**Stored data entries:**
┌────────
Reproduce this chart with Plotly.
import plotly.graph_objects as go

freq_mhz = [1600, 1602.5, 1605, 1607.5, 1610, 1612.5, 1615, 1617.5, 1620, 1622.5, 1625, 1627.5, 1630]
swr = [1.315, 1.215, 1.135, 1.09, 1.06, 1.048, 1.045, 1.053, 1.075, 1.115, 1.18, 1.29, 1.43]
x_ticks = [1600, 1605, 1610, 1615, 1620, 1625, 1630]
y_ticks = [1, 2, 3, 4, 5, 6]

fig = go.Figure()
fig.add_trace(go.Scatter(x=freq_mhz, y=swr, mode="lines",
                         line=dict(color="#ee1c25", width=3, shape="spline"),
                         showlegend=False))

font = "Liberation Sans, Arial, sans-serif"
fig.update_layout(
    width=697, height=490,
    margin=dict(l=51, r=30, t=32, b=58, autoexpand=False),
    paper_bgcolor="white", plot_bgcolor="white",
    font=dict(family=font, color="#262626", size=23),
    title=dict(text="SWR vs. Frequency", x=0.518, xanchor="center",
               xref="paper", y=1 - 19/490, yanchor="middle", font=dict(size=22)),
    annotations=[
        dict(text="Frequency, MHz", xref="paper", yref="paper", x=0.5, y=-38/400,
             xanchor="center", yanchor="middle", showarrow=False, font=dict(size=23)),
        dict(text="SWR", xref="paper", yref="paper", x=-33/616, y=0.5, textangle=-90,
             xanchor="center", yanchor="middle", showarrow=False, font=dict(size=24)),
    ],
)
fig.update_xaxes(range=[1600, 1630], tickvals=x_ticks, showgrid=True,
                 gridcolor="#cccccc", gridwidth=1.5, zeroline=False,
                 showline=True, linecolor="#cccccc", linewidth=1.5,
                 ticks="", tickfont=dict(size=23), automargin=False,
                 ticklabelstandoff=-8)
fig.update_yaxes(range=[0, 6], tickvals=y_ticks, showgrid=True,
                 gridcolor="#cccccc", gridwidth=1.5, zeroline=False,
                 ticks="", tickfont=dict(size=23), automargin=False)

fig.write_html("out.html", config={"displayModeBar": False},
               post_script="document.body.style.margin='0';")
└────────
┌────────
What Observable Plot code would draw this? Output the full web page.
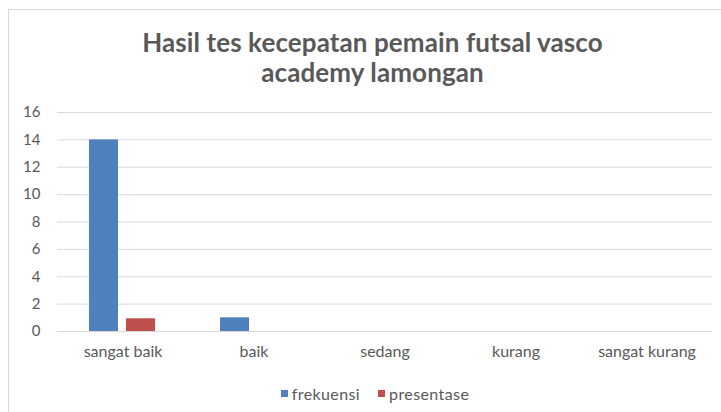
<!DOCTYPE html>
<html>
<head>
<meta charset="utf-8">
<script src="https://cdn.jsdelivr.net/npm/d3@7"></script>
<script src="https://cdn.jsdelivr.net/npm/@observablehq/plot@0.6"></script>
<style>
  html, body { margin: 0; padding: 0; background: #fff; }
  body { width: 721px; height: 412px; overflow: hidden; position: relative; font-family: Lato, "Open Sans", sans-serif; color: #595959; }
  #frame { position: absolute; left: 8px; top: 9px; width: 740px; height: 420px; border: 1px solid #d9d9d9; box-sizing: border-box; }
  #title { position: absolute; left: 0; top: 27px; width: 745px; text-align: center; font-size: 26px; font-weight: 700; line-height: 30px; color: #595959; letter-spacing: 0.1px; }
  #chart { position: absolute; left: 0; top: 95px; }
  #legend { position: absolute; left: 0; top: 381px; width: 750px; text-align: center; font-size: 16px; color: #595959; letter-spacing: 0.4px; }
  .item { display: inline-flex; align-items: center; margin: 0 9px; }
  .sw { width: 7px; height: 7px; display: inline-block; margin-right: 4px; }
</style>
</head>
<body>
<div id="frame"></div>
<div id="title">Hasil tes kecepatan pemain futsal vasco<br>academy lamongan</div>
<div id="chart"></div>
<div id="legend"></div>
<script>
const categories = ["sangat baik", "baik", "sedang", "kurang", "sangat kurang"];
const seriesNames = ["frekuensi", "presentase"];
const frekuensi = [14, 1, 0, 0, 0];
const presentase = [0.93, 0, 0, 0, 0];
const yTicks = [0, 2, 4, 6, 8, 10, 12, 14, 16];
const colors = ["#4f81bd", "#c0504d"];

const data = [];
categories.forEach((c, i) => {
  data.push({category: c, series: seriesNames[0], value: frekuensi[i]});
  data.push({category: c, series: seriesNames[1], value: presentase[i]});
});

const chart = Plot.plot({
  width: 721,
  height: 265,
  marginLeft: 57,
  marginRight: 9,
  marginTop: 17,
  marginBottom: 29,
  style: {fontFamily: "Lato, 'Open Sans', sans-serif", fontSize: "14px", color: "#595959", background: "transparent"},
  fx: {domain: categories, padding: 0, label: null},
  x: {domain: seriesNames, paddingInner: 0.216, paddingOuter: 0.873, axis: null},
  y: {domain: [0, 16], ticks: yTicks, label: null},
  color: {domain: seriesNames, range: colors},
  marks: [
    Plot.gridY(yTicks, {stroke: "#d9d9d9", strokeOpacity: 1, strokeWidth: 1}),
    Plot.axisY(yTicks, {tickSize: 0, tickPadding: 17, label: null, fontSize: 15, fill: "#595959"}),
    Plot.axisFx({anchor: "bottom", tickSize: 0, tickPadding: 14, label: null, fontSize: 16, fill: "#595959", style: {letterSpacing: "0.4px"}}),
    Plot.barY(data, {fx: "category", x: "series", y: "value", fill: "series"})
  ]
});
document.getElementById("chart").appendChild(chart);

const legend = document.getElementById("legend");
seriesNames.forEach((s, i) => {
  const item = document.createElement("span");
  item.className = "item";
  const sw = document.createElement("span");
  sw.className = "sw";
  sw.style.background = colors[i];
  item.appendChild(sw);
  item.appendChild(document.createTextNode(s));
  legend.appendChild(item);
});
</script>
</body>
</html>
└────────
┌────────
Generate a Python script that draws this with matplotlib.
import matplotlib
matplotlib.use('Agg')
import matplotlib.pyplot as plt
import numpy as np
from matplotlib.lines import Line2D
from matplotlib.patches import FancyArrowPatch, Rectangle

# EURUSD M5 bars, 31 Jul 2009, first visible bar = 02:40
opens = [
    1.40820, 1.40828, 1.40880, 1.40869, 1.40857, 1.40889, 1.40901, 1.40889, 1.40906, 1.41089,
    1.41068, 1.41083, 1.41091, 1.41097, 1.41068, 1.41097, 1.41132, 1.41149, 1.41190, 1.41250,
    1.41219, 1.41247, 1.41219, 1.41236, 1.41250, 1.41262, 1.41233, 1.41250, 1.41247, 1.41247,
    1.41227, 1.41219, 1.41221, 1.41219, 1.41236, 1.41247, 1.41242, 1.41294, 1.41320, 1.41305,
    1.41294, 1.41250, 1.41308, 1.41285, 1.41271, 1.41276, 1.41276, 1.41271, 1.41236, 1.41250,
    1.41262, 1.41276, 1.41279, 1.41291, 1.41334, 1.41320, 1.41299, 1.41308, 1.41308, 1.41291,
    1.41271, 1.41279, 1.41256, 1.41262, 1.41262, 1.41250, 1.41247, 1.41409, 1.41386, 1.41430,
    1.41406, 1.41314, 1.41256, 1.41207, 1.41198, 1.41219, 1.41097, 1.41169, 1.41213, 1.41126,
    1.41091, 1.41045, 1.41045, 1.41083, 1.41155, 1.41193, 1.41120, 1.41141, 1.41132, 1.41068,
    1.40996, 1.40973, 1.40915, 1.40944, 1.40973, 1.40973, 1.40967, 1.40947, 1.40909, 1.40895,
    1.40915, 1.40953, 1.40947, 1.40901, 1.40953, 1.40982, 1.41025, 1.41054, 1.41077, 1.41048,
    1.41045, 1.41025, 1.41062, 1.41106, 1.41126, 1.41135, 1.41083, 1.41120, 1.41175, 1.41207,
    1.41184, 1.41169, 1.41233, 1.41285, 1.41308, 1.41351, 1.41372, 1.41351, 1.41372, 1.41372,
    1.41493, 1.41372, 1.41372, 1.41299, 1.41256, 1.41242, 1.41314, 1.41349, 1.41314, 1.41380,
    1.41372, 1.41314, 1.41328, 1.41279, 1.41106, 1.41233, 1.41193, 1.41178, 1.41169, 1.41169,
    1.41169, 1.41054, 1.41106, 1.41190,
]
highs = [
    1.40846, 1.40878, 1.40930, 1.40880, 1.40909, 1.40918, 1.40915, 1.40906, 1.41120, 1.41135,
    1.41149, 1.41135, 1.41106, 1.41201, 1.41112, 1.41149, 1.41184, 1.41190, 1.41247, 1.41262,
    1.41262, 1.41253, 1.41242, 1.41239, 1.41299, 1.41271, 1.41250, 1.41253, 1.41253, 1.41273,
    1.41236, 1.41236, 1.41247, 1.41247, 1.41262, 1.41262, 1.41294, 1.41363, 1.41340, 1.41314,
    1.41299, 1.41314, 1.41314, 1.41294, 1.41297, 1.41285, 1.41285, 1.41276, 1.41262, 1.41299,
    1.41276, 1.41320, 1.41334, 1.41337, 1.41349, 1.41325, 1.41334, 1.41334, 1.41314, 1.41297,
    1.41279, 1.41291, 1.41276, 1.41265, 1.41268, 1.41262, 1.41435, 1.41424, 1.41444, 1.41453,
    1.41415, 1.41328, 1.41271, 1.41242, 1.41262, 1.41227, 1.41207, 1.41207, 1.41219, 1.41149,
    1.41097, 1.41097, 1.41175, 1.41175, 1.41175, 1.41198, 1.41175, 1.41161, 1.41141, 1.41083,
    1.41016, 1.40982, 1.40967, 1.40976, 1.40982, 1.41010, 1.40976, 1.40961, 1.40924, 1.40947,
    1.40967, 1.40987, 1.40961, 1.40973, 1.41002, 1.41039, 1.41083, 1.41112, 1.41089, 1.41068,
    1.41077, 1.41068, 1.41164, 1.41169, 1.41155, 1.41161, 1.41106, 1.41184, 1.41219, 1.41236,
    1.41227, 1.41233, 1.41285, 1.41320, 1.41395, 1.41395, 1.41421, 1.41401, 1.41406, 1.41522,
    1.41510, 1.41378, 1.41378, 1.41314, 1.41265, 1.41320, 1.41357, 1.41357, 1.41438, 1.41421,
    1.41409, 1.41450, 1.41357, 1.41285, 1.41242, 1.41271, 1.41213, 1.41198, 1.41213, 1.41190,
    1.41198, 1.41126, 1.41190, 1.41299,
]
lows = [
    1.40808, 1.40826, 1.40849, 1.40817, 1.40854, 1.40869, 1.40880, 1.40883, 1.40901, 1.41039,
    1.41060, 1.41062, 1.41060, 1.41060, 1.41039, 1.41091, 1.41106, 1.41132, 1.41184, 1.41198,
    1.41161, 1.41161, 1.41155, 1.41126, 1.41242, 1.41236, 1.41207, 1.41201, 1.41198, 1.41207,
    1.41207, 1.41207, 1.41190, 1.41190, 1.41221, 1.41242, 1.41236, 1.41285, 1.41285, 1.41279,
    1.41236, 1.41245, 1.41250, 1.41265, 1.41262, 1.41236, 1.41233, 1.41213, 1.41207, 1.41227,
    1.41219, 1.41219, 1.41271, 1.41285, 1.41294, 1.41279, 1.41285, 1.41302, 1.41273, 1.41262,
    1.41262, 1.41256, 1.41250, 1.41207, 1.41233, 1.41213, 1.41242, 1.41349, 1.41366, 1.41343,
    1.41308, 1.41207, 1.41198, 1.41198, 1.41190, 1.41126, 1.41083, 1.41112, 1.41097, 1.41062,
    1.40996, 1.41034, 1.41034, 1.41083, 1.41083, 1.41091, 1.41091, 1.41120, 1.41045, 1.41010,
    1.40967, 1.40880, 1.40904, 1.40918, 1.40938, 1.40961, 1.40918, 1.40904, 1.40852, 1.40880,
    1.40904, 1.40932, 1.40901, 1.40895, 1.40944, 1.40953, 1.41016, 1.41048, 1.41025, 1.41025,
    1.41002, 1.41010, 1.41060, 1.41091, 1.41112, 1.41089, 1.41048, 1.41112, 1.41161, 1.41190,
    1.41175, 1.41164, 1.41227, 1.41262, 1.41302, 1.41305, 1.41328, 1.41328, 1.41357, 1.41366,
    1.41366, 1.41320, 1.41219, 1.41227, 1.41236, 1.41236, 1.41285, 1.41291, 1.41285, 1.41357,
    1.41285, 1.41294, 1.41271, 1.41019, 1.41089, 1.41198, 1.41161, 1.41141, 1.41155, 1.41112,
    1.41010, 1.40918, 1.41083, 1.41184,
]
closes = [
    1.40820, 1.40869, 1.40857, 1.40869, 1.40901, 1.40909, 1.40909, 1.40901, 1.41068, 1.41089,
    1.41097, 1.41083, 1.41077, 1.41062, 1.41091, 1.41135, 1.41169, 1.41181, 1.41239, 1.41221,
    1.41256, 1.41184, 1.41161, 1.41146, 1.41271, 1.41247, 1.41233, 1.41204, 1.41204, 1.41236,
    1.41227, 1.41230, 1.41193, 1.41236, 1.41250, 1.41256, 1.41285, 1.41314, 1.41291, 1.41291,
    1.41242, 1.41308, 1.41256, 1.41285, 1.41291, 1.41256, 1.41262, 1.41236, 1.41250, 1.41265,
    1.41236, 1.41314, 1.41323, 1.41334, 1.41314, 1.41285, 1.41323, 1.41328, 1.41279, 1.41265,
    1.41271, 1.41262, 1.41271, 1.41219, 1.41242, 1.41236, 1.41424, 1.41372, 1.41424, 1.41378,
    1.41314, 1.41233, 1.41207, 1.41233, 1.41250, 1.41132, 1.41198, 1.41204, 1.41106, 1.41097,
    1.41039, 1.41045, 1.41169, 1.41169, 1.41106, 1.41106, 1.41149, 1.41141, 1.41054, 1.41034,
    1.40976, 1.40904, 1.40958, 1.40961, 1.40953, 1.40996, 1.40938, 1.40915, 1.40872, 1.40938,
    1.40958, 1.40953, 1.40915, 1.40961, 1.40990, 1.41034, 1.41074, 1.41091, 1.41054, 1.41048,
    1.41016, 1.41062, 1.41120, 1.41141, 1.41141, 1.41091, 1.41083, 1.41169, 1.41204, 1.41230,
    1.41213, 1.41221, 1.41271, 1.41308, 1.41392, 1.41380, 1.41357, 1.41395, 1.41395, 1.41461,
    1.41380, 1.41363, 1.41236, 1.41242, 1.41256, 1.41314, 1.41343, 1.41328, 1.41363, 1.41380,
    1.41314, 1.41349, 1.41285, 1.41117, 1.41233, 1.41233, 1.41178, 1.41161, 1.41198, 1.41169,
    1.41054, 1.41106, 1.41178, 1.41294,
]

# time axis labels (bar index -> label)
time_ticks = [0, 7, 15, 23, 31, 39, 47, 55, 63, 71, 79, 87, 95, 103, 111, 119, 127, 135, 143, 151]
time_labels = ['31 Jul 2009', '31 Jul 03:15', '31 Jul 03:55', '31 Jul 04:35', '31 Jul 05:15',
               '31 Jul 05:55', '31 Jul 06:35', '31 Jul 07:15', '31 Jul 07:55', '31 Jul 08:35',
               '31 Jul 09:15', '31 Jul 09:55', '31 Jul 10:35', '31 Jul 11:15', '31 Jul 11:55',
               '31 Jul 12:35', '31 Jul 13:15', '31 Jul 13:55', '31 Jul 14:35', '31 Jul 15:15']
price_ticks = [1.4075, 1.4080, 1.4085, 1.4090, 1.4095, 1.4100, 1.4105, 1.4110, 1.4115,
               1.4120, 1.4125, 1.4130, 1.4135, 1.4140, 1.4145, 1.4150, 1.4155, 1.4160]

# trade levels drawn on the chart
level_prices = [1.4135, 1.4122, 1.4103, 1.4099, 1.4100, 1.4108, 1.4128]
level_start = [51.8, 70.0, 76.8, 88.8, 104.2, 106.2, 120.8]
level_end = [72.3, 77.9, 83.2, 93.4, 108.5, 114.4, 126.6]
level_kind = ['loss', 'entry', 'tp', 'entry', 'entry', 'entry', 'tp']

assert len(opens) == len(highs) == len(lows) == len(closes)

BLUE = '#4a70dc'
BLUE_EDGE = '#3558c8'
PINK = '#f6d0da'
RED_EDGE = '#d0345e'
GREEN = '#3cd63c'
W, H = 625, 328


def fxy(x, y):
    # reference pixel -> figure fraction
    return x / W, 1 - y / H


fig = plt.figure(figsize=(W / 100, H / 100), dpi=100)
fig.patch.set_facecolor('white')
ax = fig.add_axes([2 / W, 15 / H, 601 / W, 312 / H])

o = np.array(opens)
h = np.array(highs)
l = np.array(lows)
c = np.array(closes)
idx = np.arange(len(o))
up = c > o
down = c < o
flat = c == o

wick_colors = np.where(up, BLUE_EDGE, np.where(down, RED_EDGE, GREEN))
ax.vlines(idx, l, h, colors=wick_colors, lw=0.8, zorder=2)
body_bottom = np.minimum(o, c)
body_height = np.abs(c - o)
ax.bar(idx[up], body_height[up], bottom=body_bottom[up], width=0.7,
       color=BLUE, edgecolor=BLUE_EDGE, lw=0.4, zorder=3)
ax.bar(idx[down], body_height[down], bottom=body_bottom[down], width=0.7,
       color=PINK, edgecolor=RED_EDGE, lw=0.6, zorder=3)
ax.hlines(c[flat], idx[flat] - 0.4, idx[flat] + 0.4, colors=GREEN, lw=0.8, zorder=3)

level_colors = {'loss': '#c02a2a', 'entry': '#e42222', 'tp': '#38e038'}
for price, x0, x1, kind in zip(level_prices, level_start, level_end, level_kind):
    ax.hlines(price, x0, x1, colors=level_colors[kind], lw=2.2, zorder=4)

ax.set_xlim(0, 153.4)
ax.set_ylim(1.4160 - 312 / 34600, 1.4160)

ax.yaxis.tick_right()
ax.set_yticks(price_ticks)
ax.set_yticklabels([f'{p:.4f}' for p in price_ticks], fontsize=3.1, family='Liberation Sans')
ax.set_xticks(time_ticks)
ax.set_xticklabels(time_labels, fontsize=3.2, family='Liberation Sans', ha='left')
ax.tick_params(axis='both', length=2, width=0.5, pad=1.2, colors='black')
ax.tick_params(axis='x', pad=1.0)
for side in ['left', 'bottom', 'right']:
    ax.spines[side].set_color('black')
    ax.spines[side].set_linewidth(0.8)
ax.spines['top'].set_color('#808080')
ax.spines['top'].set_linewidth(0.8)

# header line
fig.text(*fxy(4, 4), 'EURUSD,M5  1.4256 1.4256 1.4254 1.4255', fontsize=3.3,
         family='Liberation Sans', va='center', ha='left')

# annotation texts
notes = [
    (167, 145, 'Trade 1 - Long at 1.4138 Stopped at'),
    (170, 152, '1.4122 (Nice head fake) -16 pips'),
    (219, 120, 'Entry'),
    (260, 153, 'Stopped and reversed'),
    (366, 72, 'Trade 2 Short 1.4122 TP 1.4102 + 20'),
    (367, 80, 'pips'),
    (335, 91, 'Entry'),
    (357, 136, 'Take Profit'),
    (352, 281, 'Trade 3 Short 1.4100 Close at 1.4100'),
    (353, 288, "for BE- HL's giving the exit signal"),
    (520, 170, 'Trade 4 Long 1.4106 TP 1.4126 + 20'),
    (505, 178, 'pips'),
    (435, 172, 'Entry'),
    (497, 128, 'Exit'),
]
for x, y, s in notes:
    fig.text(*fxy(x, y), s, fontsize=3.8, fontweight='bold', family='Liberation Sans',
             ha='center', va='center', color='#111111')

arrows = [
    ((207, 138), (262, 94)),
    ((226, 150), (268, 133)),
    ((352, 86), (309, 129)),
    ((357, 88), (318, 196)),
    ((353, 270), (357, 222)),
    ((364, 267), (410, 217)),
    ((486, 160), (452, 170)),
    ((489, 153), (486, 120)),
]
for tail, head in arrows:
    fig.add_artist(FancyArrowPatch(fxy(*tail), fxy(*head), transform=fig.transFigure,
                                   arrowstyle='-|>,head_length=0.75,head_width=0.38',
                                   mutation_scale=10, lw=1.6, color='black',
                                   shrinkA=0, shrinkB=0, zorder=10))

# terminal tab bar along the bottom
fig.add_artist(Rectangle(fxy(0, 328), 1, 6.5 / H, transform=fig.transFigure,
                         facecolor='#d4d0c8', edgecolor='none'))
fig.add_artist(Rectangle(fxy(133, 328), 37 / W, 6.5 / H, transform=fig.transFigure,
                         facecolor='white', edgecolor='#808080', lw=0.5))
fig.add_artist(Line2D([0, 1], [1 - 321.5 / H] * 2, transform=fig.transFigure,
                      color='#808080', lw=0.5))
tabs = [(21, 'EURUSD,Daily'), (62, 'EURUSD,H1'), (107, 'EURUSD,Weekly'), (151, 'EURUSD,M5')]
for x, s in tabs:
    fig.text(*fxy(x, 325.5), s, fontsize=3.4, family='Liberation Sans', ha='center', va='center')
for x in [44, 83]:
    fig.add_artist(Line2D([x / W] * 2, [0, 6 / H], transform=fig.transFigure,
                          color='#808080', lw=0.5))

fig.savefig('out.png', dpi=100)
└────────
**INSTRUCTIONS FOR THE TASK:** Review the preceding data and report every line that includes the string "with".

**IN RESPONSE:**
Reproduce this chart with Plotly.
Generate a Python script that draws this with matplotlib.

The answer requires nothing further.